This repo contains code for isolating sounds from sources of interest (e.g. human speaker, musical instrument) in videos. The sound sources are specified by drawing regions-of-interest (ROIs) on the first frame of the video. A trained neural network utilizes the combination of visual and audio information to extract sounds from objects within the ROIs. At core, the underlying design of the neural network is inspired by
@inproceedings{gabbay2018visual,
author = {Aviv Gabbay and
Asaph Shamir and
Shmuel Peleg},
title = {Visual Speech Enhancement},
booktitle = {Interspeech},
pages = {1170--1174},
publisher = {{ISCA}},
year = {2018}
}
The code also allows the user to download videos from online sources, upload videos from local stores, draw ROIs, and train the network on new video data. Libraries for extracting images and audio signals from videos, for mixing sound sources to produce new training data, for converting audio timeseries to Short-Time Fourier Transform (STFT) representations are included.

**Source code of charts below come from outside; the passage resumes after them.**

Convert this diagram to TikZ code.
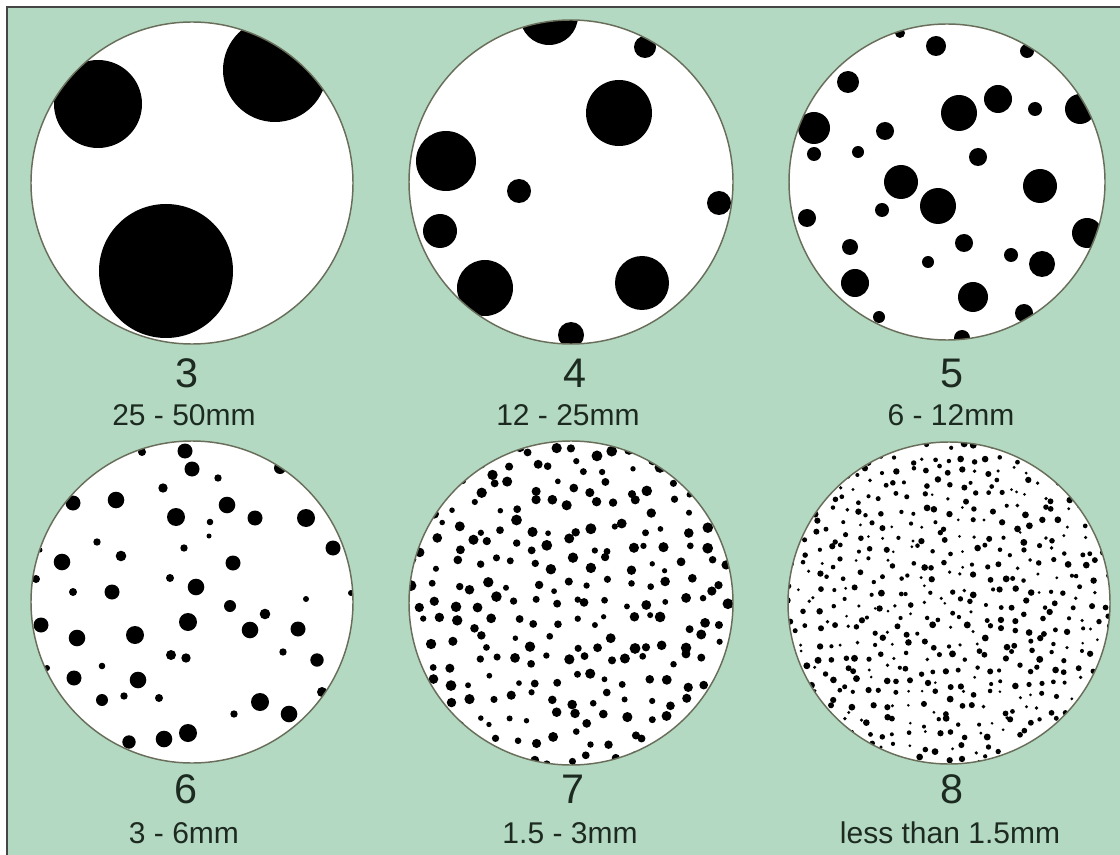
\documentclass[tikz,border=0pt]{standalone}
\usepackage{fontspec}
\setmainfont{Liberation Sans}
\usepackage{tikz}
\usetikzlibrary{positioning}
\definecolor{bggreen}{RGB}{180,217,195}
\definecolor{rimgray}{RGB}{105,110,90}
\definecolor{inktext}{RGB}{28,42,32}
\tikzset{
	grain/.style={fill=black},
	sieve/.style={draw=rimgray, line width=1.1pt},
	classnum/.style={text=inktext, font=\fontsize{31}{31}\selectfont, inner sep=0pt},
	classsize/.style={text=inktext, font=\fontsize{22.5}{22.5}\selectfont, inner sep=0pt}
}

\begin{document}
\begin{tikzpicture}[x=0.75pt,y=-0.75pt]
		\useasboundingbox (0,0) rectangle (1120,855);
		%Background and frame
		\fill[white] (0,0) rectangle (1120,855);
		\fill[bggreen] (7,7) rectangle (1120,855);
		\draw[line width=1.5pt, gray!55!black] (7,855) -- (7,7) -- (1120,7);
		
		%Class 3
		\begin{scope}
			\clip (192,183) circle (161);
			\fill[white] (192,183) circle (161);
			\foreach \x/\y/\r in {98/104/44, 275/70/52, 166/271/67}
			\fill[grain] (\x,\y) circle (\r);
		\end{scope}
		\draw[sieve] (192,183) circle (161);
		\node[classnum] (num3) at (187,373) {3};
		\node[classsize] (size3) at (184,415) {25 - 50mm};
		
		%Class 4
		\begin{scope}
			\clip (571,182) circle (162);
			\fill[white] (571,182) circle (162);
			\foreach \x/\y/\r in {549/16/29, 645/47/11, 619/113/33, 446/161/30, 519/191/12,
				719/203/12, 440/231/17, 485/288/28, 642/283/27, 571/335/13}
			\fill[grain] (\x,\y) circle (\r);
		\end{scope}
		\draw[sieve] (571,182) circle (162);
		\node[classnum] (num4) at (575,373) {4};
		\node[classsize] (size4) at (568,415) {12 - 25mm};
		
		%Class 5
		\begin{scope}
			\clip (947,182) circle (158);
			\fill[white] (947,182) circle (158);
			\foreach \x/\y/\r in {900/33/5, 936/46/10, 1027/51/7, 848/82/11, 959/113/18,
				998/99/14, 1035/109/7, 1080/109/15, 814/128/16, 885/131/9, 814/154/7,
				858/152/6, 978/157/9, 901/182/17, 938/206/18, 1040/186/17, 882/210/7,
				807/218/9, 1087/233/15, 964/243/9, 1011/255/7, 928/262/6, 1042/264/13,
				850/247/8, 855/283/14, 973/297/15, 1024/313/9, 879/317/6, 962/338/8}
			\fill[grain] (\x,\y) circle (\r);
		\end{scope}
		\draw[sieve] (947,182) circle (158);
		\node[classnum] (num5) at (952,373) {5};
		\node[classsize] (size5) at (951,415) {6 - 12mm};
		
		%Class 6
		\begin{scope}
			\clip (192,602) circle (161);
			\fill[white] (192,602) circle (161);
			\foreach \x/\y/\r in {185/451/7.5, 142/452/4, 192/469/7.5, 280/468/6, 218/478/3.7,
				163/488/4.7, 73/503/7.5, 116/500/8.3, 227/505/8.3, 176/517/9, 255/518/7.5,
				306/518/9, 210/522/3.3, 209/536/2.5, 97/542/3.7, 184/548/3.7, 333/548/7.5,
				40/550/2.5, 121/556/5.3, 62/562/8.3, 233/563/7.5, 36/579/4, 170/578/4,
				196/587/8.3, 73/592/4, 112/592/7.5, 351/593/3, 306/599/3, 230/606/6,
				265/614/5.3, 188/622/9, 41/625/7.5, 250/630/8.3, 298/629/7.5, 135/635/9,
				77/638/8.3, 171/655/5, 186/658/4.7, 283/652/3.7, 317/660/6.7, 102/666/3.3,
				47/668/3, 74/678/7.5, 138/680/8.3, 322/692/5, 102/700/6, 124/696/3.7,
				159/698/4, 260/702/9, 234/714/3.7, 289/714/8.3, 188/733/9, 164/739/8.3,
				129/742/6.7}
			\fill[grain] (\x,\y) circle (\r);
		\end{scope}
		\draw[sieve] (192,602) circle (161);
		\node[classnum] (num6) at (186,789) {6};
		\node[classsize] (size6) at (184,833) {3 - 6mm};
		
		%Class 7 (jittered grid)
		\begin{scope}
			\clip (571,603) circle (162);
			\fill[white] (571,603) circle (162);
			\pgfmathsetseed{17}
			\foreach \gx in {-9,...,9}
			\foreach \gy in {-9,...,9}{
				\pgfmathsetmacro{\px}{571+19.3*\gx+15*(rnd-0.5)}
				\pgfmathsetmacro{\py}{603+19.3*\gy+15*(rnd-0.5)}
				\pgfmathsetmacro{\rad}{2.6+2.9*rnd}
				\fill[grain] (\px,\py) circle (\rad);
			}
		\end{scope}
		\draw[sieve] (571,603) circle (162);
		\node[classnum] (num7) at (573,789) {7};
		\node[classsize] (size7) at (570,833) {1.5 - 3mm};
		
		%Class 8 (jittered grid)
		\begin{scope}
			\clip (949,603) circle (161);
			\fill[white] (949,603) circle (161);
			\pgfmathsetseed{29}
			\foreach \gx in {-13,...,13}
			\foreach \gy in {-13,...,13}{
				\pgfmathsetmacro{\px}{949+13.2*\gx+11*(rnd-0.5)}
				\pgfmathsetmacro{\py}{603+13.2*\gy+11*(rnd-0.5)}
				\pgfmathsetmacro{\rad}{1.4+2.1*rnd}
				\fill[grain] (\px,\py) circle (\rad);
			}
		\end{scope}
		\draw[sieve] (949,603) circle (161);
		\node[classnum] (num8) at (952,789) {8};
		\node[classsize] (size8) at (950,833) {less than 1.5mm};
	\end{tikzpicture}
\end{document}
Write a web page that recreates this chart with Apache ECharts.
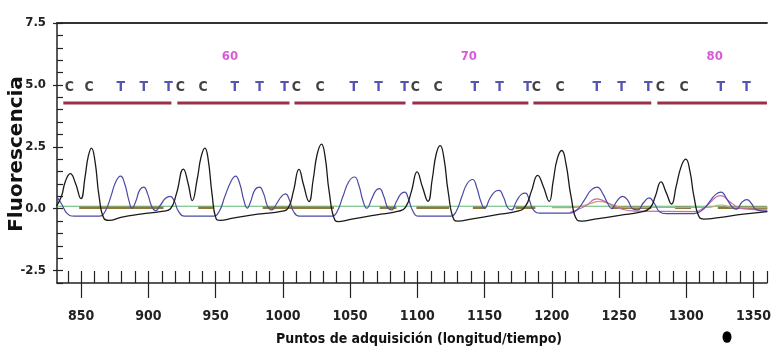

Contains scripts for downloading AVSpeech dataset,720p/360p videos with 25fps and audio at 44.1kHz, as well other datsets (e.g. Audioset) This part of the code has been adapted from Nabarun Goswami's code at https://github.com/naba89/AVSpeechDownloader
Get this as follows: Assumptions/Limitations:
- the script creates a file called
badfiles_train.txt
which lists the youtube id's of the deleted/private videos which are no longer available for download.
Usage:
inOut.download_av_speech.py train
Cloning, creating virtual environment, installing dependencies:
git clone --single-branch -b minimal_win --depth 1 https://github.com/avinashpujala/av_segmentation.git
cd av_segmentation
conda env create -f environment/av_segmentaton.yml
conda activate av_segmentation
NB: When installing librosa >=0.5.1
make sure that numba
version is compatible.
pip install numba==0.48
The complete pipeline from data preprocessing, builing the neural network, training, and running inference can now be done through subroutines available in
seeSound.py